Cette problématique de la chronologie des occupations dans les différents blocs ne pourra être éclaircie que par des fouilles ou des sondages stratigraphiques dans les différents secteurs. Les données préliminaires, obtenues récemment par l’équipe irano-italienne dirigée par A. Askari et P. Callieri, au cours de sondages dans le secteur de Persépolis Nord-Ouest, constituent en ce sens des résultats intéressants1396. Bien que la succession des différents niveaux d’occupation soit en grande partie bouleversée par les labours profonds, les datations radiocarbone indiquent une occupation qui s’étend sur la seconde moitié du Ier millénaire1397. La publication des résultats définitifs apportera bien entendu de nouveaux éléments de réflexion sur la caractérisation des occupations sur le secteur de Persépolis Nord-Ouest, et plus particulièrement sur leur chronologie absolue.

Notes
1386.

Cf. § 5.1.2.3

1387.

L’occupation préhistorique sur les deux sites de Tol-e Bakun, ainsi que des indices d’une occupation élamite à proximité de la terrasse, cf.
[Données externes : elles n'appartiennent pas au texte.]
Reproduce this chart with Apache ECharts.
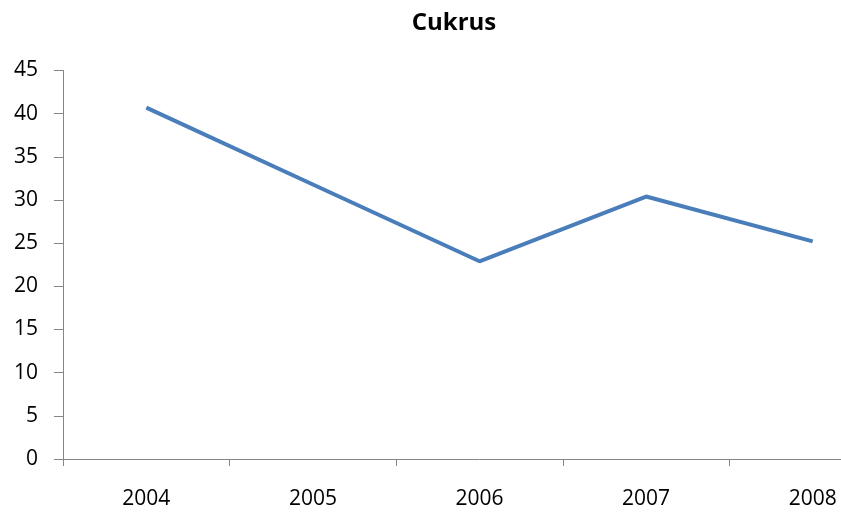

Abdi 2007, montrent que la période achéménide s’inscrit dans un paysage en partie occupé déjà depuis des millénaires. On note toutefois de possibles hiatus : par exemple il n’existe aucun indice de la présence d’installations de la fin de l’Age du Bronze dans la zone d’occupation de Persépolis qui a pu être fondée dans un paysage relativement vierge de toute occupation humaine ; à ce sujet voir par exemple Cuyler Young 2003 : 243-245, ou encore la carte de l’occupation entre la fin de l’Age du Bronze et la période achéménide publiée par Sumner 1994 : 98-fig.1.

1388.

Sumner 1986a : 23

1389.

Koch 1990 : 29-30

1390.

Concernant une construction de Dasht-e Gohar au début du règne de Darius, cf. Boucharlat & Bessac 2010 et § 5.5.1.

1391.

Boucharlat 2006 : 251-258 ; Callieri 2008

1392.

Sur les quelques indices de réoccupation séleucide sur la terrasse par Calmeyer 1990 et Boucharlat 2006 : 451-452

1393.

Vanden Berghe 1954 ; cf. § 4.2.1.2

1394.

Cf. § 5.3.3.3.3

1395.

Cf. § 54.3.3.1

1396.

Cf. § 5.3.5.3

1397.

P. Callieri, communication personnelle.